画像のように回転するカバーは2㎜幅、1㎜厚の平甲丸で作ります。
これは幅2.5㎜、1㎜厚の平甲丸のワイヤーワックスがあったので、地金になってから幅2.0㎜に削って作ることにしたので樹脂原型は作りません。
これまで通り指輪の半分の原型データを作ったら、他の指輪のデータと合体させて、
樹脂造形、ゴム型取り、
WAXパターンを取り出して、
指輪の形にして真鍮で鋳造を依頼します。
こちらが鋳造から上がってきた状態です。
回転カバー用の指輪は一つにまとめて鋳造依頼しました。
これを画像のように仕上げて石留め、回転カバー用の指輪は石座が見えるようにカットして、少しバネを効かせて本体にはめてみます。
カットした部分に指を引っかけてスムーズに回転できるかを確認したら、カバーを外してメッキに出します。
今回作ったサンプルは画像の4本です。
金色、銀色が1本
本体が金色、回転カバーが銀色が1本、
本体が金色で縁をミル打ち、回転カバーが銀色で槌目仕上げが1本、
の4本です。
4本とも宝石はキュービックジルコニアとリガード石が入っています。
コンビの2本には2か所の石座の間にレーザー刻印を入れました。
これで1本の指輪で
1、地金のみ
2、ダイヤモンド
3、リガード石
4、イニシャル刻印
の4面から選ぶことができます。
HPで公開する
まずは結婚指輪ページに投稿します。
指輪の名前はHide&seek/Secret Window/Slideなどの候補の中から回転を意味するRotate(ローテート)にしました。

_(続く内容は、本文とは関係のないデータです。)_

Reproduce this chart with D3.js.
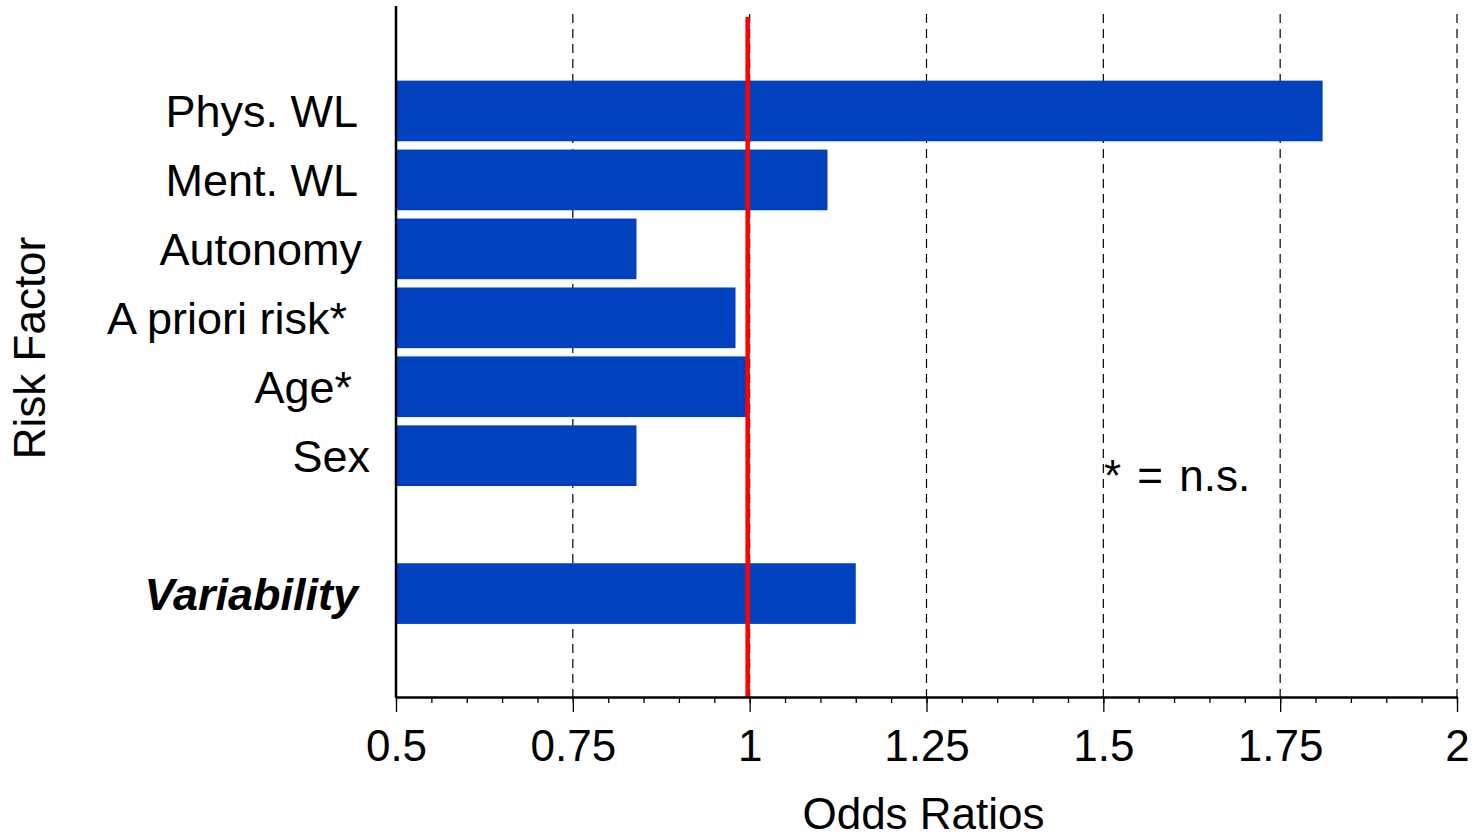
<!DOCTYPE html>
<html>
<head>
<meta charset="utf-8">
<script src="https://cdn.jsdelivr.net/npm/d3@7"></script>
<style>
  body { margin: 0; background: #fff; }
  text { font-family: "Liberation Sans", Arial, sans-serif; fill: #000; }
</style>
</head>
<body>
<script>
// data
const factors = ['Phys. WL', 'Ment. WL', 'Autonomy', 'A priori risk*', 'Age*', 'Sex', '', 'Variability', ' '];
const oddsRatios = [1.81, 1.11, 0.84, 0.98, 0.995, 0.84, null, 1.15, null];
const xTicks = [0.5, 0.75, 1, 1.25, 1.5, 1.75, 2];
const xMinorTicks = d3.range(0.5, 2.0001, 0.05);
const gridValues = [0.75, 1, 1.25, 1.5, 1.75, 2];
const refValue = 1;

const w = 1481;
const h = 840;
const left = 396;
const right = 1457;
const axisY = 697;

// small per-label horizontal nudges so the labels line up like the original
const labelShift = { 'A priori risk*': -11, 'Age*': -6, 'Sex': 12, 'Autonomy': 4 };

const svg = d3.select('body')
              .append('svg')
              .attr('width', w)
              .attr('height', h);

const xScale = d3.scaleLinear()
                 .domain([0.5, 2])
                 .range([left, right]);

const yScale = d3.scaleBand()
                 .domain(factors)
                 .range([76.5, axisY])
                 .paddingInner(0.12)
                 .paddingOuter(0.06);

// dashed grid
svg.selectAll('.grid')
   .data(gridValues)
   .enter()
   .append('line')
   .attr('class', 'grid')
   .attr('x1', (d) => xScale(d))
   .attr('x2', (d) => xScale(d))
   .attr('y1', 14)
   .attr('y2', axisY)
   .attr('stroke', '#000')
   .attr('stroke-width', 1.2)
   .attr('stroke-dasharray', '9,6');

const rows = factors.map((f, i) => ({ name: f, value: oddsRatios[i] }));

// bars
svg.selectAll('.bar')
   .data(rows.filter((d) => d.value !== null))
   .enter()
   .append('rect')
   .attr('class', 'bar')
   .attr('x', xScale(0.5))
   .attr('y', (d) => yScale(d.name))
   .attr('width', (d) => xScale(d.value) - xScale(0.5))
   .attr('height', yScale.bandwidth())
   .attr('fill', '#0041c0');

// reference line at OR = 1
svg.append('line')
   .attr('x1', xScale(refValue) - 2)
   .attr('x2', xScale(refValue) - 2)
   .attr('y1', 17)
   .attr('y2', axisY)
   .attr('stroke', '#ff0000')
   .attr('stroke-width', 4.5);

// category labels
svg.selectAll('.cat')
   .data(rows.filter((d) => d.name.trim() !== ''))
   .enter()
   .append('text')
   .attr('class', 'cat')
   .attr('x', (d) => 358 + (labelShift[d.name] || 0))
   .attr('y', (d) => yScale(d.name) + yScale.bandwidth() / 2 + 16)
   .attr('text-anchor', 'end')
   .attr('font-size', 45)
   .attr('font-weight', (d) => d.name === 'Variability' ? 'bold' : 'normal')
   .attr('font-style', (d) => d.name === 'Variability' ? 'italic' : 'normal')
   .text((d) => d.name);

// x axis: minor ticks first, then the major ones with labels
const minorAxis = d3.axisBottom(xScale)
                    .tickValues(xMinorTicks)
                    .tickSize(6)
                    .tickFormat('');
const xAxis = d3.axisBottom(xScale)
                .tickValues(xTicks)
                .tickSize(15)
                .tickSizeOuter(0)
                .tickPadding(18)
                .tickFormat((d) => String(d));

svg.append('g')
   .attr('transform', 'translate(0,' + axisY + ')')
   .call(minorAxis)
   .call((g) => g.select('.domain').remove())
   .selectAll('line').attr('stroke-width', 1.3);

const gx = svg.append('g')
              .attr('id', 'x-axis')
              .attr('transform', 'translate(0,' + axisY + ')')
              .call(xAxis);
gx.select('.domain').attr('stroke-width', 2.5);
gx.selectAll('line').attr('stroke-width', 1.3);
gx.selectAll('text')
  .attr('font-size', 44)
  .attr('font-family', '"Liberation Sans", Arial, sans-serif')
  .attr('fill', '#000');

// left axis line
svg.append('line')
   .attr('x1', left)
   .attr('x2', left)
   .attr('y1', 6)
   .attr('y2', axisY + 1)
   .attr('stroke', '#000')
   .attr('stroke-width', 2.5);

// axis titles
svg.append('text')
   .text('Odds Ratios')
   .attr('x', (left + right) / 2 - 3)
   .attr('y', 829)
   .attr('text-anchor', 'middle')
   .attr('font-size', 44);

svg.append('text')
   .text('Risk Factor')
   .attr('text-anchor', 'middle')
   .attr('font-size', 44)
   .attr('transform', 'translate(45, 348)rotate(-90)');

svg.append('text')
   .text('* = n.s.')
   .attr('x', 1104)
   .attr('y', 491)
   .attr('font-size', 44)
   .attr('xml:space', 'preserve')
   .style('word-spacing', '4px');
</script>
</body>
</html>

オーダー基本料(結婚指輪) | ¥100,000×2 |
幅を2㎜→3㎜に変更 | ¥20,000×2 |
ローテートリングに変更 | ¥10,000×2 |
Diamond φ1.5㎜×6PC | ¥8,400×2 |
(GOOD・SI ¥1,400/PC) | |
脇石留め ¥1,000×6 | ¥6,000×2 |
Total | ¥288,800 |
この指輪への変更価格は追加¥10,000で幅は3㎜からの制作にして、メンズ、レディースとも石座が6石でダイヤモンドが留まった場合での金額を出しています。
本体とカバーで素材を変えても、CADで原型に入れるミル打ちや槌目仕上げにしても金額は同じです。
オーダー基本料(結婚指輪) | ¥100,000 |
幅を2㎜→3㎜に変更 | ¥20,000 |
ローテートリングに変更 | ¥10,000 |
Diamond φ1.5㎜×6PC | ¥8,400 |
(GOOD・SI ¥1,400/PC) | |
REGARD石 | ¥5,900 |
脇石留め ¥1,000×12 | ¥12,000 |
外側にレーザー刻印 | ¥15,000 |
Total | ¥171,300 |
アレンジ例としてコンビリングでレーザーでイニシャルのS&Aで模様を入れて、ダイヤとリガード石の両方の石座を入れた指輪も載せて金額を出しました。
この指輪のメリットとして表面カバーを回転させることで4面からお好きな部分を正面に向けることができるということも書きました。
トップページのフォトギャラリーにも画像とローテートリングへのリンクを貼っています。
まとめ
表面カバーが回転する指輪については以上です。
今後、お客様がリガードリングや目立つ宝石を指輪表面に入れるデザインをご希望の場合は今回作った表面カバーが回転する指輪も併せてご提案する予定です。